━━━━━ Exercise inputs ━━━━━
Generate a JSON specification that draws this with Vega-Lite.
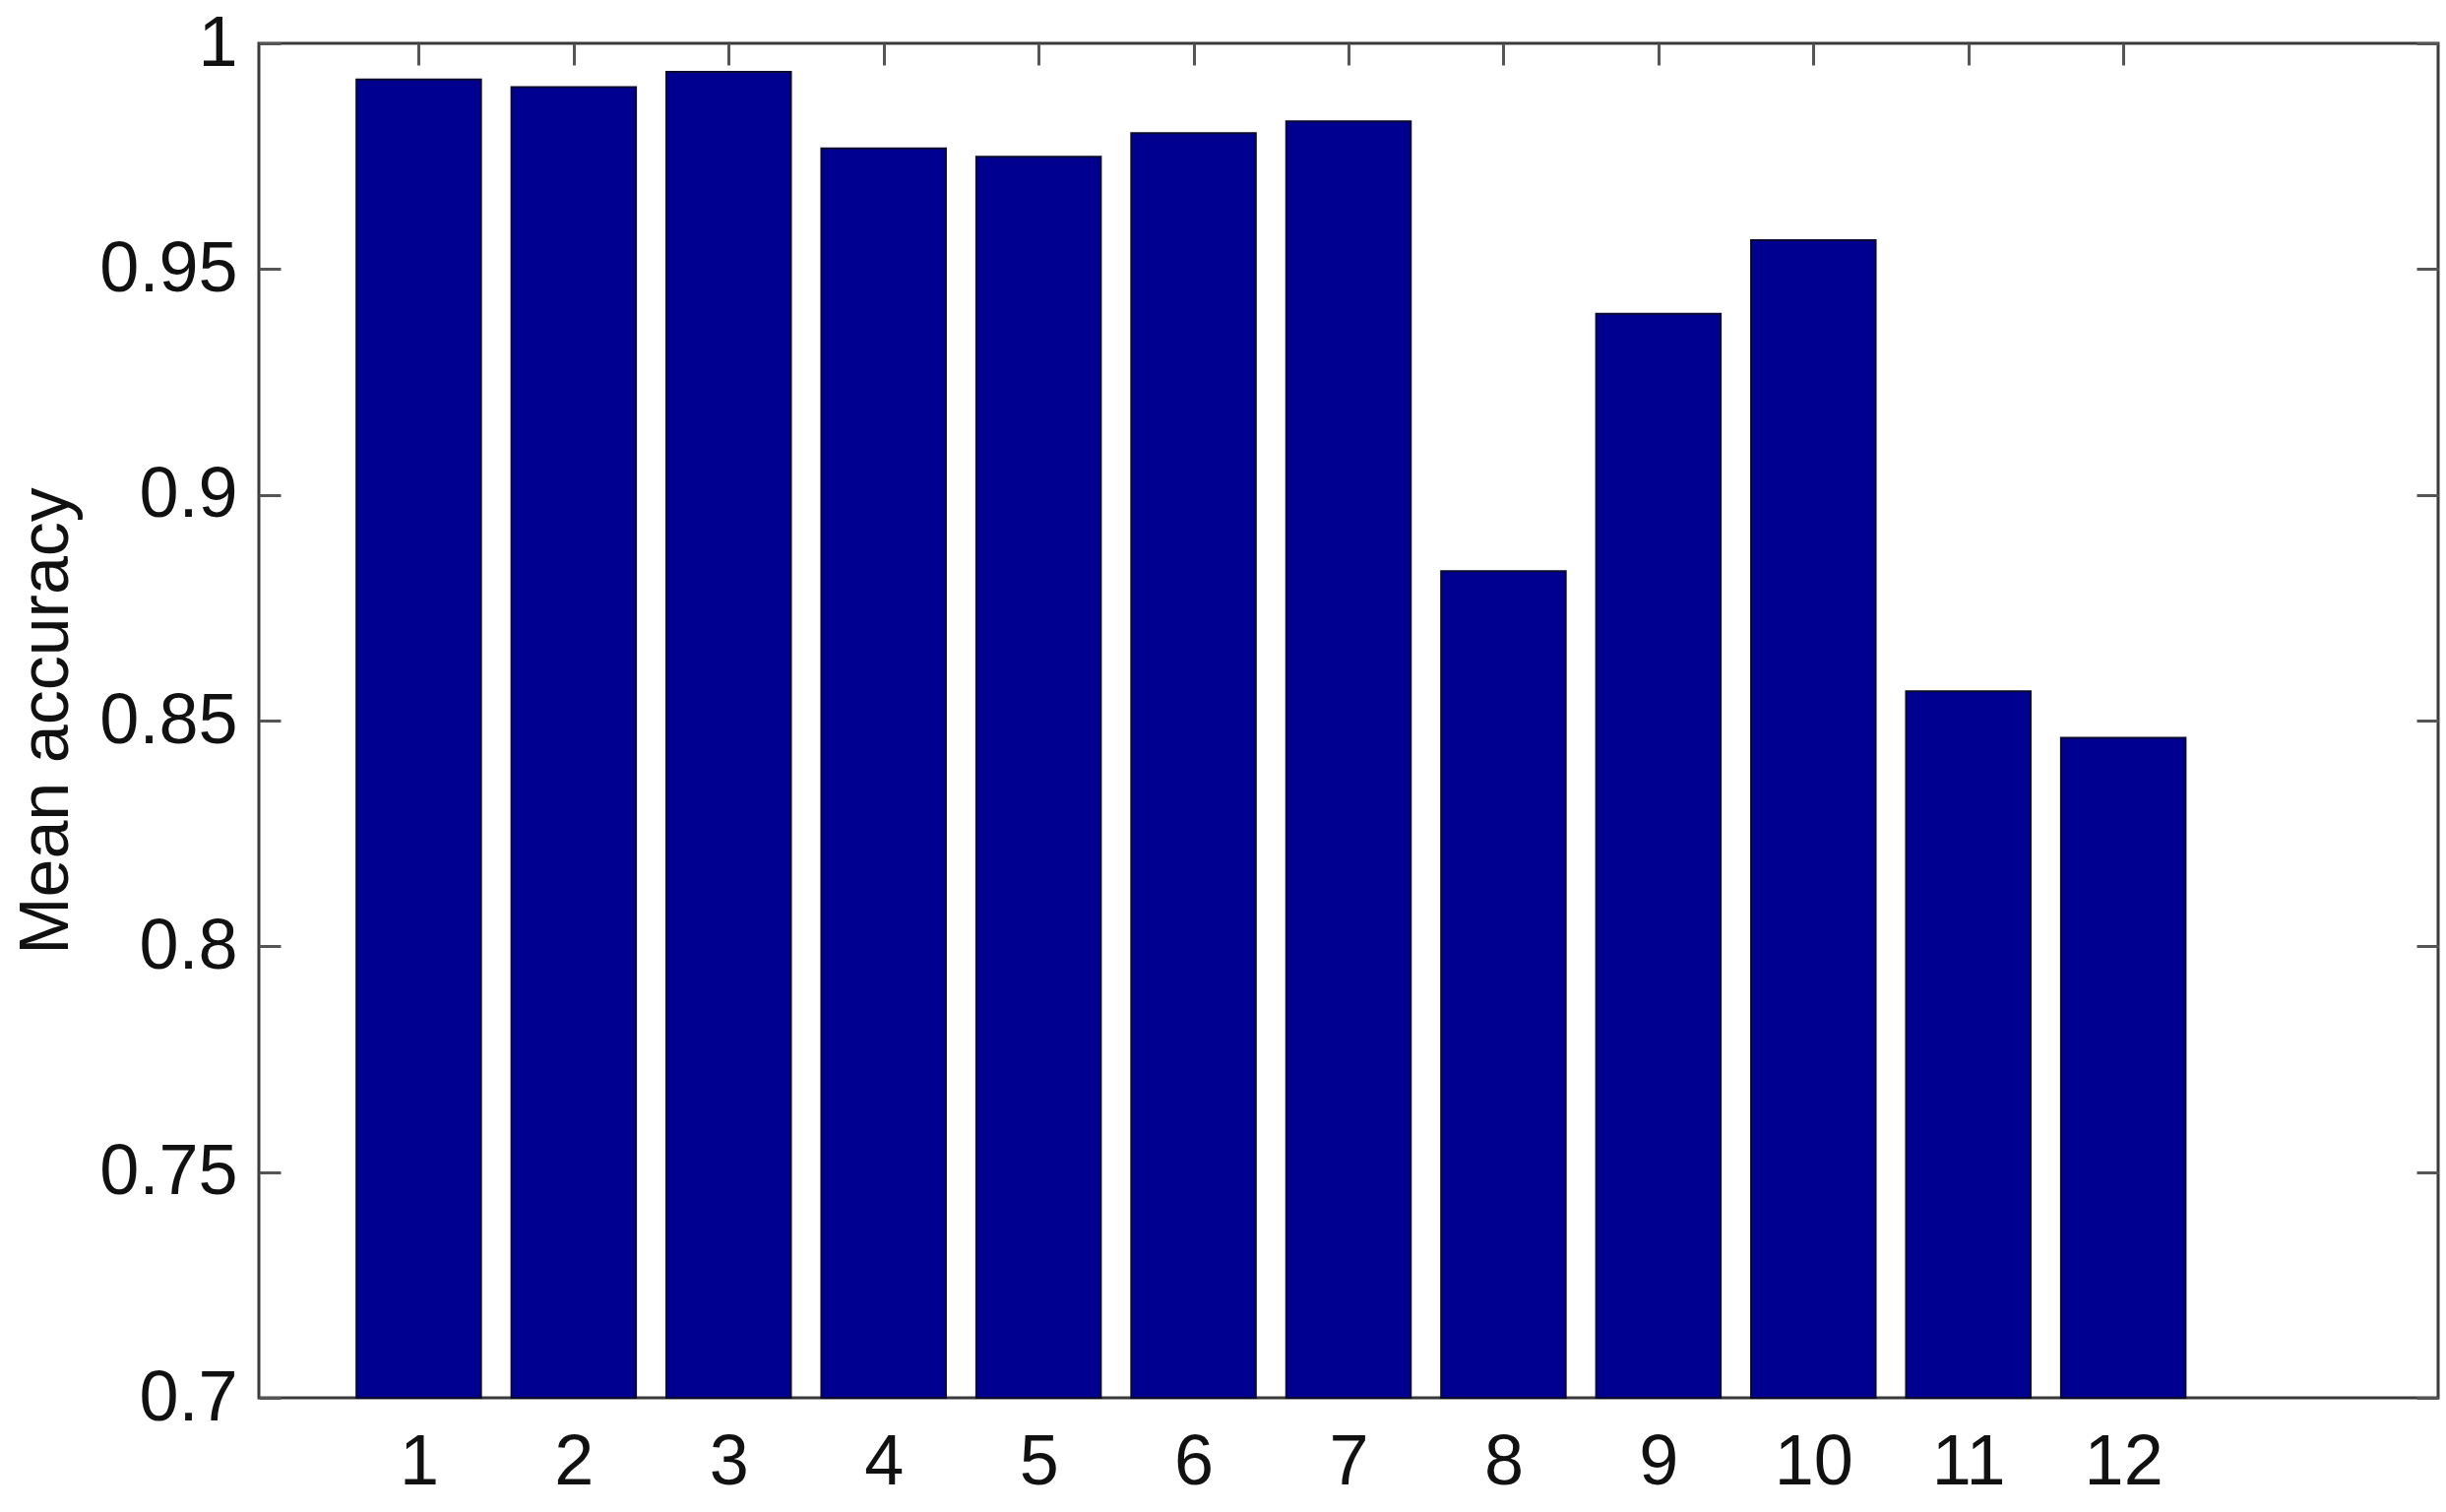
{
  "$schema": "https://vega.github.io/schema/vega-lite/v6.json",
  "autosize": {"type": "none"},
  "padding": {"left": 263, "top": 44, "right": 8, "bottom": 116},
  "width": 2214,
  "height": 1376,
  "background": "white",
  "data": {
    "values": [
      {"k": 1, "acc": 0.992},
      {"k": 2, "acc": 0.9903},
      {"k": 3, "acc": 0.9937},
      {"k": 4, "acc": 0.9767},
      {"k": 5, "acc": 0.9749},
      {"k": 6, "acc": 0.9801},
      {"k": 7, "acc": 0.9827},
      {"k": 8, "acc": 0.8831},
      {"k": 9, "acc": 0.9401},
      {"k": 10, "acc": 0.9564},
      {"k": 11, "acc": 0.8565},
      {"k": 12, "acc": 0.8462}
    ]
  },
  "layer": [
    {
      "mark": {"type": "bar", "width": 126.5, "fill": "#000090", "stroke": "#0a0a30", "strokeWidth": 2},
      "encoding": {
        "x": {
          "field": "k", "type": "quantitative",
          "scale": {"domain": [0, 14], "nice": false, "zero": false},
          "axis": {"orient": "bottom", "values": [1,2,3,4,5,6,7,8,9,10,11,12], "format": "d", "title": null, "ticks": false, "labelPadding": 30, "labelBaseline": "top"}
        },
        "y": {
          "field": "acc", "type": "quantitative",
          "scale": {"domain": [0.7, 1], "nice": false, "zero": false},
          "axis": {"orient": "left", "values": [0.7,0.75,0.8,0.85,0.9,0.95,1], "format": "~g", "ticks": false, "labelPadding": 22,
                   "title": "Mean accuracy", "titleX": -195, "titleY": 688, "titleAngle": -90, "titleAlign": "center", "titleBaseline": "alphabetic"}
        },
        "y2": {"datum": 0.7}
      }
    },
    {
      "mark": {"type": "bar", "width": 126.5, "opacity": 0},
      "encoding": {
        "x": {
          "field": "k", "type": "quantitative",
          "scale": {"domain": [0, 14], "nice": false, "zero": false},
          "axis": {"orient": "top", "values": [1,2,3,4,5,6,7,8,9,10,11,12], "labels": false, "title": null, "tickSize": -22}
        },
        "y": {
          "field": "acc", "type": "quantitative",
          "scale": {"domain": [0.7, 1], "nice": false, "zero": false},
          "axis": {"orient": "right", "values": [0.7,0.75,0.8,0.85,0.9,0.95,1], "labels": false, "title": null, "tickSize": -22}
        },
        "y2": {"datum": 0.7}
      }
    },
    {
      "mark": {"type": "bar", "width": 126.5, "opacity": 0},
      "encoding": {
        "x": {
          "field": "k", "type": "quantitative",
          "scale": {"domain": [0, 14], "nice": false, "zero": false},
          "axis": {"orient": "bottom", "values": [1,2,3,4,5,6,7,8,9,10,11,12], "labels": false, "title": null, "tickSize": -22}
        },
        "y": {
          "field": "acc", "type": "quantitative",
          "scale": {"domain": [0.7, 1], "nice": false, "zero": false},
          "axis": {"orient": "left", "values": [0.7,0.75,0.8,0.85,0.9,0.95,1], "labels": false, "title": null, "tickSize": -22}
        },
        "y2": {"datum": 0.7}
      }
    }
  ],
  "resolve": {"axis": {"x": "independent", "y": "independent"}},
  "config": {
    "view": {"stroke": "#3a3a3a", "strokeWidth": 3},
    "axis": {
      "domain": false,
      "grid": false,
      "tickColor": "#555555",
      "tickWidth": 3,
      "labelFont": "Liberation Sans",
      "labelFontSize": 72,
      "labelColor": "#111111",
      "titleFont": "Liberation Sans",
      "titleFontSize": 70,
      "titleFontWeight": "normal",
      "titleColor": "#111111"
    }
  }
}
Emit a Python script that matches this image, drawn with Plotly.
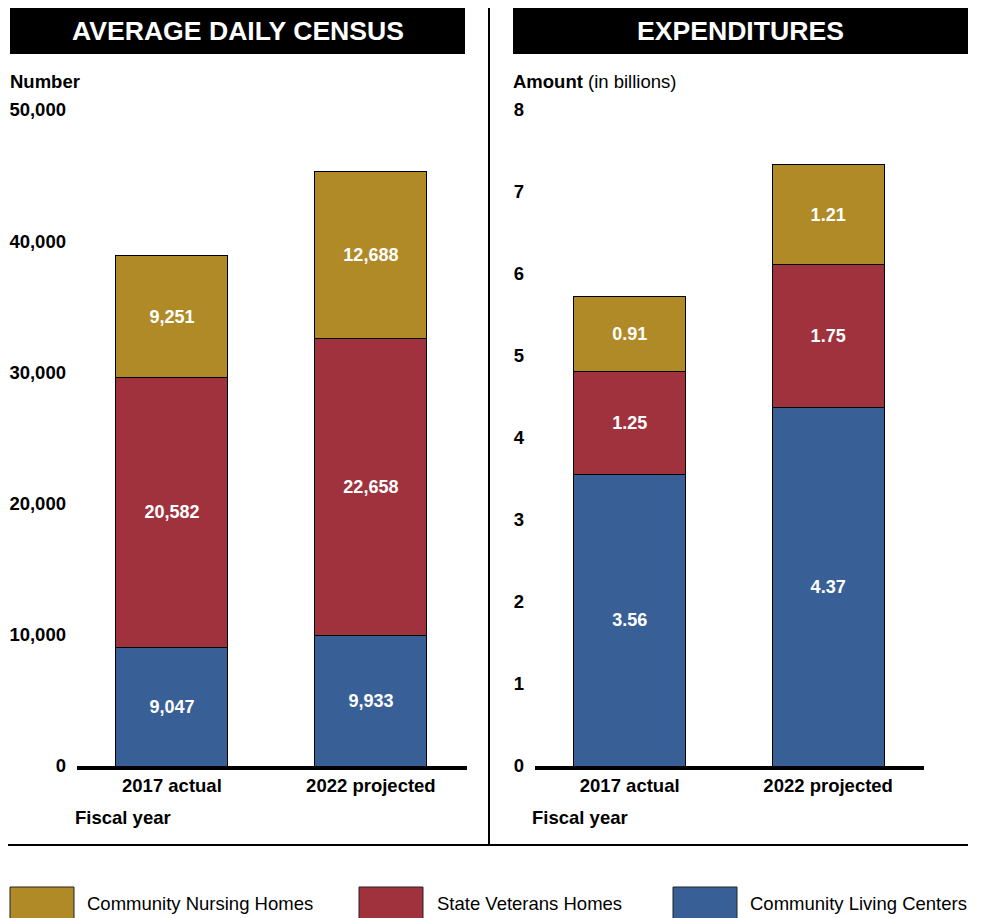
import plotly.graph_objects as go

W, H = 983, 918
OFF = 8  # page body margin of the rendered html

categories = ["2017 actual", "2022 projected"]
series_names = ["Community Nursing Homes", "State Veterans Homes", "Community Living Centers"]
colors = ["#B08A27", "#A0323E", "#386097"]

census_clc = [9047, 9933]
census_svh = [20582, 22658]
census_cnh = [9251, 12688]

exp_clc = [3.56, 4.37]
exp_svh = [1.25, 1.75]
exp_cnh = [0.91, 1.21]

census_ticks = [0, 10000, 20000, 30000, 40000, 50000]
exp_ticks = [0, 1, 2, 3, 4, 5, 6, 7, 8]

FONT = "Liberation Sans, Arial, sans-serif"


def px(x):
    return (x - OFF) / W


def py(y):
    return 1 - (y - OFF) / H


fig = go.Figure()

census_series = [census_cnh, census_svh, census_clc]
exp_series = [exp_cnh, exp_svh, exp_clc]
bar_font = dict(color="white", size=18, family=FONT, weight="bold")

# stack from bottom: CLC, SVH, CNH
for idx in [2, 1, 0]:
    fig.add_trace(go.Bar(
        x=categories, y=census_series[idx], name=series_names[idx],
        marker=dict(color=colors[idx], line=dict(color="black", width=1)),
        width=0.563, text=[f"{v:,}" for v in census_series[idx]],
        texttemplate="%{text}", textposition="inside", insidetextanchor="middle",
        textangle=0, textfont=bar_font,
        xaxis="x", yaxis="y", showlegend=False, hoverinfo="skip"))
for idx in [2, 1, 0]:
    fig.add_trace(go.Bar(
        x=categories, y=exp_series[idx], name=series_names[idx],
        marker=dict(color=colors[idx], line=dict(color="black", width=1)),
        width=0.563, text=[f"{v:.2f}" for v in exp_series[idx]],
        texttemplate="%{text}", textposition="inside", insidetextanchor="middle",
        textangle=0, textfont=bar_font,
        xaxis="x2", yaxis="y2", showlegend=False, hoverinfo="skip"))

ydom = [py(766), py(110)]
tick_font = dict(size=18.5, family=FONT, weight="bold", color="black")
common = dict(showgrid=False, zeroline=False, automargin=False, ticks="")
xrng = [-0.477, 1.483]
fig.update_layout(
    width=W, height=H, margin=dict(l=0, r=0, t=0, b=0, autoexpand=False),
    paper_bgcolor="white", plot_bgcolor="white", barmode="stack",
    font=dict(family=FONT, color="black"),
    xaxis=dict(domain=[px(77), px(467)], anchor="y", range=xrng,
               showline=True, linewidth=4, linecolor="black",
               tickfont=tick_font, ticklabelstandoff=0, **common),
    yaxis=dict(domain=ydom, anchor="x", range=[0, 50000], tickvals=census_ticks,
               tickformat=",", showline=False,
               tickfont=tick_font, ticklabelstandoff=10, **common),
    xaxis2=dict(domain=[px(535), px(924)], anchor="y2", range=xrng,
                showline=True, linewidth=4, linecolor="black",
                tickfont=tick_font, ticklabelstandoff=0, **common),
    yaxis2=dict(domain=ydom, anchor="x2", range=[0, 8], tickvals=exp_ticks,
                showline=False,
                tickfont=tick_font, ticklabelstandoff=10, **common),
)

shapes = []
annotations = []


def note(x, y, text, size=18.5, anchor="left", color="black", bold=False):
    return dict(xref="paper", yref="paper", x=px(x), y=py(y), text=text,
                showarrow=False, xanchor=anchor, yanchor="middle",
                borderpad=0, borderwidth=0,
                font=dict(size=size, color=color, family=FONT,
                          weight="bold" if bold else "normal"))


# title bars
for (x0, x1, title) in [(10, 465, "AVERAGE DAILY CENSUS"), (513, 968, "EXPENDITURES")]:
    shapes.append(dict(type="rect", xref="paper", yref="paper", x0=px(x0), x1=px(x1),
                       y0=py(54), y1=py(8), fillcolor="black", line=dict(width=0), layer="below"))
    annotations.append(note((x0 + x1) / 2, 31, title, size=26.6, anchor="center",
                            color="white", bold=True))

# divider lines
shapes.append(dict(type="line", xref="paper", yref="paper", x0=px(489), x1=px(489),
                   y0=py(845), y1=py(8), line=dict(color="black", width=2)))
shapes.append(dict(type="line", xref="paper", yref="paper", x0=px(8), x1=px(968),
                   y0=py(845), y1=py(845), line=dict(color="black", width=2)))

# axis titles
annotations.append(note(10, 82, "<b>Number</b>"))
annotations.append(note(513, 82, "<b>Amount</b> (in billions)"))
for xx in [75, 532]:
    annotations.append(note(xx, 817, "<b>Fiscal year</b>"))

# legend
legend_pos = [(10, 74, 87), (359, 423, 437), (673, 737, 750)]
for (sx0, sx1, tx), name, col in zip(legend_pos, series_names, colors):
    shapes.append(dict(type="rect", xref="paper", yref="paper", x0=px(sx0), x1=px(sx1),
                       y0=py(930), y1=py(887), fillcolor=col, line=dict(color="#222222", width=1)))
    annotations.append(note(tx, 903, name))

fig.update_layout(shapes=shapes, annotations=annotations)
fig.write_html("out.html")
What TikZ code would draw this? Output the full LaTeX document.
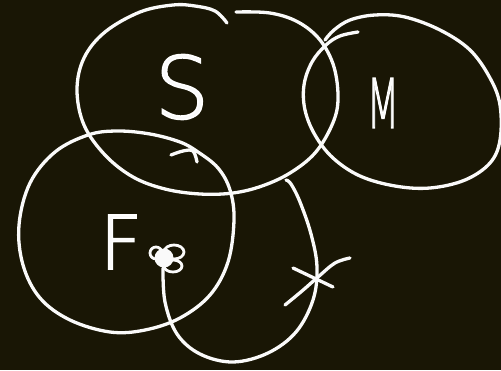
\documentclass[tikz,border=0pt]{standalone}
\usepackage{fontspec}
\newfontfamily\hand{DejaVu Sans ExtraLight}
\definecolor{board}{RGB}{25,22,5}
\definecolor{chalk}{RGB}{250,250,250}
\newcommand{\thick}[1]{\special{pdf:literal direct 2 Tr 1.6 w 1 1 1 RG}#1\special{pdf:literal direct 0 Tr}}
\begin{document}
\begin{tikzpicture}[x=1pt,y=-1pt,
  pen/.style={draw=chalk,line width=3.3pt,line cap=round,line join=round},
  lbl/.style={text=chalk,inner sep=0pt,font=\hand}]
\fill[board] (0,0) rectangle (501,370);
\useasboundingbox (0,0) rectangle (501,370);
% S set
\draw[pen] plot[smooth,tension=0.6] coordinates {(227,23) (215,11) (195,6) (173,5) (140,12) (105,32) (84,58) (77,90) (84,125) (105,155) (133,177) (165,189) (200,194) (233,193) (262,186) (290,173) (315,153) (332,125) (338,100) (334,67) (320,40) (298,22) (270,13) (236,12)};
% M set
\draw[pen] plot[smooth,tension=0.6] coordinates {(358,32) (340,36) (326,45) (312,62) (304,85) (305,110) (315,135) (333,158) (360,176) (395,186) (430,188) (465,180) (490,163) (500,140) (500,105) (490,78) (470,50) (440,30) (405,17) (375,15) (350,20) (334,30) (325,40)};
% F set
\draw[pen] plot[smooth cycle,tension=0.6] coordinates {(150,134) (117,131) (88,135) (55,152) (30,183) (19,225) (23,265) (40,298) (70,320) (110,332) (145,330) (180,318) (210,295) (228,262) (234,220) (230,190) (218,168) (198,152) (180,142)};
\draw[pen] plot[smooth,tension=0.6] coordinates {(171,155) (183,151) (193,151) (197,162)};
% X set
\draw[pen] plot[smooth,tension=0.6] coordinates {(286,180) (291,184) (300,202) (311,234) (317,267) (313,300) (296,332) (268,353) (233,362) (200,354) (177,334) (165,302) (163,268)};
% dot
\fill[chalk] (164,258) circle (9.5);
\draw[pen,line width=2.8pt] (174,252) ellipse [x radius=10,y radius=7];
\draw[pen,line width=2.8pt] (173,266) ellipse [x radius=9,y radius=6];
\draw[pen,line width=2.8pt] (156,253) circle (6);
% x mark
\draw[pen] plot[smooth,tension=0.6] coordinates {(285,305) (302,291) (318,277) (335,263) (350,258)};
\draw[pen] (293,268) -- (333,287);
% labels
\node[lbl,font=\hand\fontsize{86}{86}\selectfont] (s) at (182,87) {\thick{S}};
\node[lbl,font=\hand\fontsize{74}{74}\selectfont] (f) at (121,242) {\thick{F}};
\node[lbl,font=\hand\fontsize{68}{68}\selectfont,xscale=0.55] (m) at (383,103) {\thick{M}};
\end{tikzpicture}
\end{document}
━━━━━
▶ _Goal_: Reproduce only the lines running from the one that has "Emit a Python" through the one that has "census_cnh = [9251, 12688]", ends included. Any pictures in that stretch should not be copied.

▶ _Complete answer_:
Emit a Python script that matches this image, drawn with Plotly.
import plotly.graph_objects as go

W, H = 983, 918
OFF = 8  # page body margin of the rendered html

categories = ["2017 actual", "2022 projected"]
series_names = ["Community Nursing Homes", "State Veterans Homes", "Community Living Centers"]
colors = ["#B08A27", "#A0323E", "#386097"]

census_clc = [9047, 9933]
census_svh = [20582, 22658]
census_cnh = [9251, 12688]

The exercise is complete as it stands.